Curry, Draymond Green, and Klay Thompson are battle-tested, but the trio has played just 11 minutes together in the last three seasons. The rest of the Warriors' roster, save Kevon Looney and Andre Iguodala, are young and inexperienced in the playoff grind.

It's unrealistic to expect a Steph-less Warriors team to be able to navigate a postseason series or more without the two-time MVP whose gravitational pull makes life easier for everyone else.

These Warriors are far different than the 2017-18 iteration that was able to withstand Curry missing the first five playoff games against inferior opponents. Golden State had Kevin Durant, Thompson was at his peak, and the Warriors were a behemoth that often defeated teams before the ball was even tipped.
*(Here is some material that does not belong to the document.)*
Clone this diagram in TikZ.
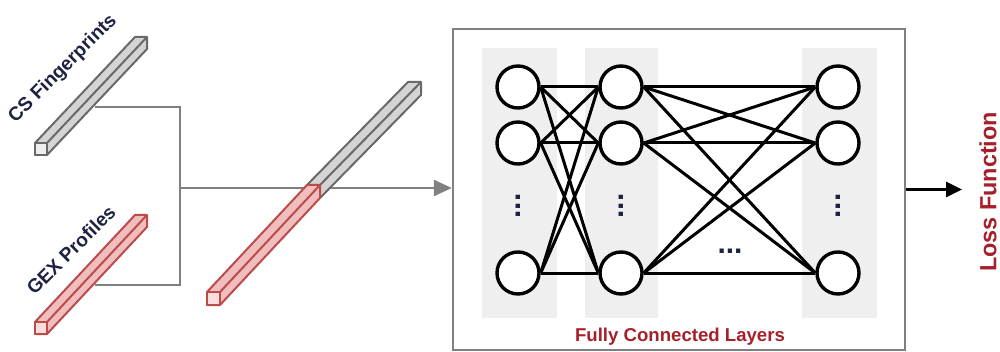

Durant is gone, Thompson still is trying to find consistency after spending 941 days off the court, Green is 32, and Iguodala has been unable to stay healthy at age 38.

After his return Monday, Green proclaimed the Warriors would win a title. It was a prediction Thompson seconded without missing a beat.

Their championship swagger had returned, almost like the past three seasons hadn't happened.

Now, everything is ... indefinite.

"It sucks," Green said Wednesday about losing Curry right after he returned. "But that's just how the cookie crumbles, and you got to figure it out and deal with it. But boy, it's rough. It sucks for sure."

The Warriors haven't given a timetable for when Curry will be re-evaluated. It's fair to assume it will be at least a few weeks. Golden State has 12 regular-season games remaining and faces a tough schedule to close the season.

With Curry almost certainly missing the next 12 games, it feels like a forgone conclusion that the Memphis Grizzlies will capture the No. 2 seed in the Western Conference. That would leave the No.3-seeded Warriors to face either Nikola Jokic and the Denver Nuggets, Luka Doncic and the Dallas Mavericks, or the Utah Jazz.

Doncic torched the Warriors in Dallas on March 3, and Jokic is a clear matchup nightmare for a team that will ask Green and Looney to bang with the reigning MVP for seven games. Having to do that without the great equalizer in Curry, who can flip a game with a few flicks of his wrist, turns a rugged road into a monumental hill to climb.

RELATED: What Kerr said to Smart after 'dangerous play' with Steph

The Warriors have always maintained they don't care what seed they get as long as they reach the postseason healthy. They were right to feel that way. At full strength, they were among the title favorites and the mere presence of Curry, Thompson and Green together made much of other contenders shudder.

When Curry exited Wednesday's game, everything changed.

The Warriors' title path that once was crystal clear now is opaque. Once translucent dreams of completing a dynastic rebirth have been obscured by the cruel reality that things might never be how they once were.

Forty-eight hours after puffing out their chests and putting the NBA on notice, the Warriors, the NBA's once-great superpower that was on the doorstep of returning, got delivered a hard truth: 11 minutes might be all we get this season.

As Curry goes, so go the Warriors. And for now, the fate of both is unclear. Indefinite.